Extracted information:
.....
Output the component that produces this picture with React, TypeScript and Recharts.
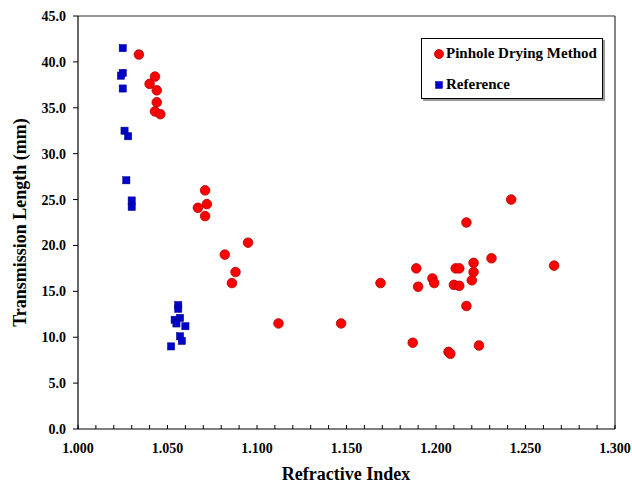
import { ScatterChart, Scatter, XAxis, YAxis, ReferenceLine, Legend, Label } from "recharts"

const FONT = "'Liberation Serif', 'Times New Roman', serif"

// Pinhole Drying Method (red circles)
const pinholeX = [
  1.034, 1.043, 1.040, 1.044, 1.044, 1.043, 1.046,
  1.071, 1.072, 1.067, 1.071, 1.095, 1.082, 1.088, 1.086,
  1.112, 1.147, 1.169,
  1.242, 1.217, 1.231, 1.266, 1.221, 1.189, 1.211, 1.213, 1.221,
  1.198, 1.199, 1.220, 1.190, 1.210, 1.213, 1.217,
  1.187, 1.207, 1.208, 1.224,
]
const pinholeY = [
  40.8, 38.4, 37.6, 36.9, 35.6, 34.6, 34.3,
  26.0, 24.5, 24.1, 23.2, 20.3, 19.0, 17.1, 15.9,
  11.5, 11.5, 15.9,
  25.0, 22.5, 18.6, 17.8, 18.1, 17.5, 17.5, 17.5, 17.1,
  16.4, 15.9, 16.2, 15.5, 15.7, 15.6, 13.4,
  9.4, 8.4, 8.2, 9.1,
]

// Reference (blue squares)
const referenceX = [
  1.025, 1.025, 1.024, 1.025, 1.026, 1.028, 1.027, 1.030, 1.030,
  1.056, 1.056, 1.057, 1.054, 1.055, 1.060, 1.057, 1.058, 1.052,
]
const referenceY = [
  41.5, 38.8, 38.5, 37.1, 32.5, 31.9, 27.1, 24.9, 24.2,
  13.5, 13.1, 12.1, 11.9, 11.5, 11.2, 10.1, 9.6, 9.0,
]

const xMajorTicks = [1.0, 1.05, 1.1, 1.15, 1.2, 1.25, 1.3]
const xMinorTicks = Array.from({ length: 31 }, (_, i) => 1 + i * 0.01)
const yTicks = [0, 5, 10, 15, 20, 25, 30, 35, 40, 45]

const pinhole = pinholeX.map((x, i) => ({ x, y: pinholeY[i] }))
const reference = referenceX.map((x, i) => ({ x, y: referenceY[i] }))

const RedDot = (props: any) => (
  <circle cx={props.cx} cy={props.cy} r={4.8} fill="#ff0000" stroke="#b00000" strokeWidth={0.8} />
)

const BlueSquare = (props: any) => (
  <rect x={props.cx - 3.6} y={props.cy - 3.6} width={7.2} height={7.2} fill="#0000cc" stroke="#000080" strokeWidth={0.5} />
)

const XTick = (props: any) => {
  const { x, y, payload } = props
  const v = payload.value as number
  const major = xMajorTicks.some((t) => Math.abs(t - v) < 1e-6)
  return (
    <g>
      <line x1={x} x2={x} y1={y} y2={y - 4} stroke="#000" strokeWidth={1} />
      {major && (
        <text x={x} y={y + 24} textAnchor="middle" fontSize={14} fontWeight="bold" fontFamily={FONT} fill="#000">
          {v.toFixed(3)}
        </text>
      )}
    </g>
  )
}

const LegendBox = () => (
  <div
    style={{
      width: 182,
      height: 61,
      border: "1px solid #000",
      boxShadow: "2px 2px 0 #9a9a9a",
      background: "#fff",
      fontFamily: FONT,
      fontWeight: "bold",
      fontSize: 15,
      color: "#000",
      boxSizing: "border-box",
      position: "relative",
    }}
  >
    <div style={{ position: "absolute", left: 12, top: 6, display: "flex", alignItems: "center", whiteSpace: "nowrap" }}>
      <svg width={10} height={10} style={{ marginRight: 2 }}>
        <circle cx={5} cy={5} r={4.5} fill="#ff0000" stroke="#b00000" strokeWidth={0.8} />
      </svg>
      Pinhole Drying Method
    </div>
    <div style={{ position: "absolute", left: 12, top: 37, display: "flex", alignItems: "center", whiteSpace: "nowrap" }}>
      <svg width={10} height={10} style={{ marginRight: 2 }}>
        <rect x={1.5} y={1.5} width={7} height={7} fill="#0000cc" stroke="#000080" strokeWidth={0.5} />
      </svg>
      Reference
    </div>
  </div>
)

export default function App() {
  return (
    <div style={{ position: "absolute", left: 0, top: 0, width: 632, height: 485, background: "#fff" }}>
      <ScatterChart width={632} height={485} margin={{ top: 16, right: 17, bottom: 0, left: 0 }}>
        <XAxis
          type="number"
          dataKey="x"
          domain={[1.0, 1.3]}
          ticks={xMinorTicks}
          interval={0}
          height={56}
          tickSize={0}
          tickMargin={0}
          tickLine={false}
          axisLine={{ stroke: "#000", strokeWidth: 1.2 }}
          tick={<XTick />}
          allowDataOverflow
        >
          <Label
            content={() => (
              <text x={346} y={480} textAnchor="middle" fontSize={18} fontWeight="bold" fontFamily={FONT} fill="#000">
                Refractive Index
              </text>
            )}
          />
        </XAxis>
        <YAxis
          type="number"
          dataKey="y"
          domain={[0, 45]}
          ticks={yTicks}
          interval={0}
          width={78}
          tickSize={5}
          tickMargin={7}
          tickLine={{ stroke: "#000" }}
          axisLine={{ stroke: "#000", strokeWidth: 1.2 }}
          tick={{ fontSize: 14, fontWeight: "bold", fontFamily: FONT, fill: "#000" }}
          tickFormatter={(v: number) => v.toFixed(1)}
        >
          <Label
            content={(p: any) => {
              const vb = p.viewBox
              const cx = 26
              const cy = vb.y + vb.height / 2
              return (
                <text
                  x={cx}
                  y={cy}
                  transform={`rotate(-90 ${cx} ${cy})`}
                  textAnchor="middle"
                  fontSize={18}
                  fontWeight="bold"
                  fontFamily={FONT}
                  fill="#000"
                >
                  Transmission Length (mm)
                </text>
              )
            }}
          />
        </YAxis>
        <ReferenceLine y={45} stroke="#333" strokeWidth={1.2} />
        <ReferenceLine x={1.3} stroke="#333" strokeWidth={1.2} />
        <Legend
          layout="vertical"
          align="center"
          verticalAlign="middle"
          content={<LegendBox />}
          wrapperStyle={{ position: "absolute", left: 421, top: 38, width: 184, height: 63 }}
        />
        <Scatter name="Pinhole Drying Method" data={pinhole} shape={<RedDot />} isAnimationActive={false} />
        <Scatter name="Reference" data={reference} shape={<BlueSquare />} isAnimationActive={false} />
      </ScatterChart>
    </div>
  )
}
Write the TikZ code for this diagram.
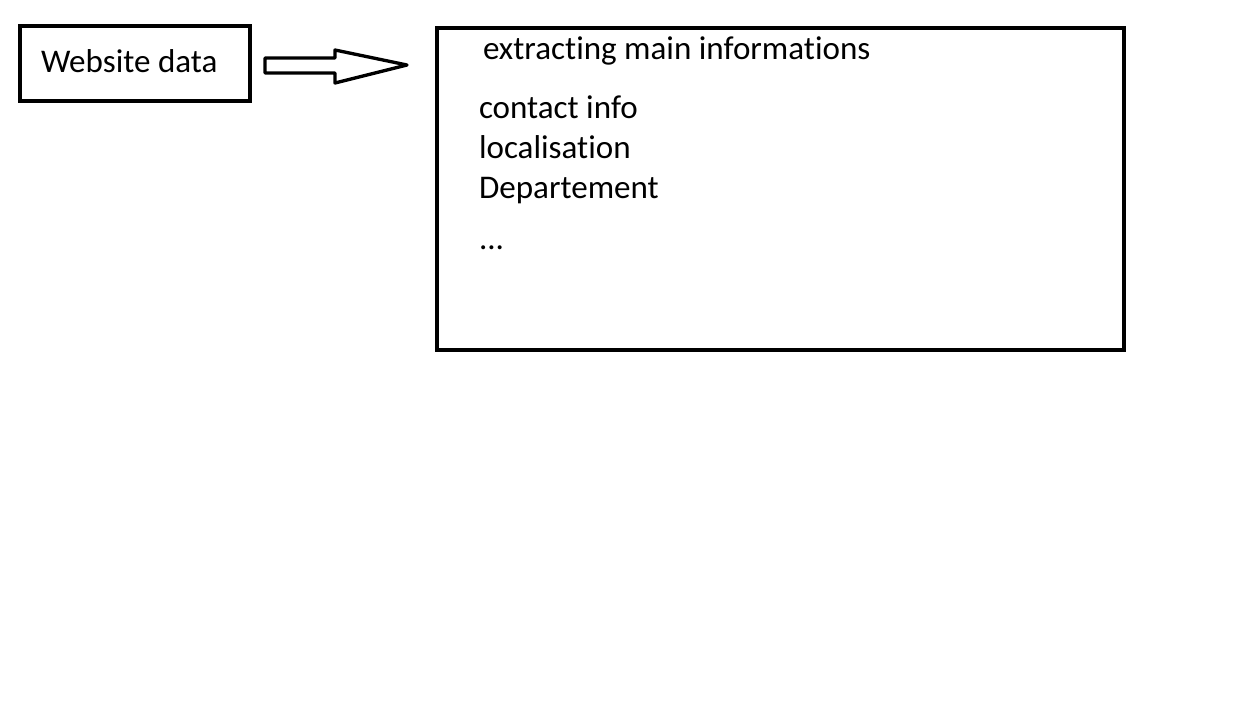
.....
Written problem:
Exactly as they appear, print the lines of the listing above from its first line through the line that contains "35, 40, 45]", minus the pictures.

Answer to the task:
Output the component that produces this picture with React, TypeScript and Recharts.
import { ScatterChart, Scatter, XAxis, YAxis, ReferenceLine, Legend, Label } from "recharts"

const FONT = "'Liberation Serif', 'Times New Roman', serif"

// Pinhole Drying Method (red circles)
const pinholeX = [
  1.034, 1.043, 1.040, 1.044, 1.044, 1.043, 1.046,
  1.071, 1.072, 1.067, 1.071, 1.095, 1.082, 1.088, 1.086,
  1.112, 1.147, 1.169,
  1.242, 1.217, 1.231, 1.266, 1.221, 1.189, 1.211, 1.213, 1.221,
  1.198, 1.199, 1.220, 1.190, 1.210, 1.213, 1.217,
  1.187, 1.207, 1.208, 1.224,
]
const pinholeY = [
  40.8, 38.4, 37.6, 36.9, 35.6, 34.6, 34.3,
  26.0, 24.5, 24.1, 23.2, 20.3, 19.0, 17.1, 15.9,
  11.5, 11.5, 15.9,
  25.0, 22.5, 18.6, 17.8, 18.1, 17.5, 17.5, 17.5, 17.1,
  16.4, 15.9, 16.2, 15.5, 15.7, 15.6, 13.4,
  9.4, 8.4, 8.2, 9.1,
]

// Reference (blue squares)
const referenceX = [
  1.025, 1.025, 1.024, 1.025, 1.026, 1.028, 1.027, 1.030, 1.030,
  1.056, 1.056, 1.057, 1.054, 1.055, 1.060, 1.057, 1.058, 1.052,
]
const referenceY = [
  41.5, 38.8, 38.5, 37.1, 32.5, 31.9, 27.1, 24.9, 24.2,
  13.5, 13.1, 12.1, 11.9, 11.5, 11.2, 10.1, 9.6, 9.0,
]

const xMajorTicks = [1.0, 1.05, 1.1, 1.15, 1.2, 1.25, 1.3]
const xMinorTicks = Array.from({ length: 31 }, (_, i) => 1 + i * 0.01)
const yTicks = [0, 5, 10, 15, 20, 25, 30, 35, 40, 45]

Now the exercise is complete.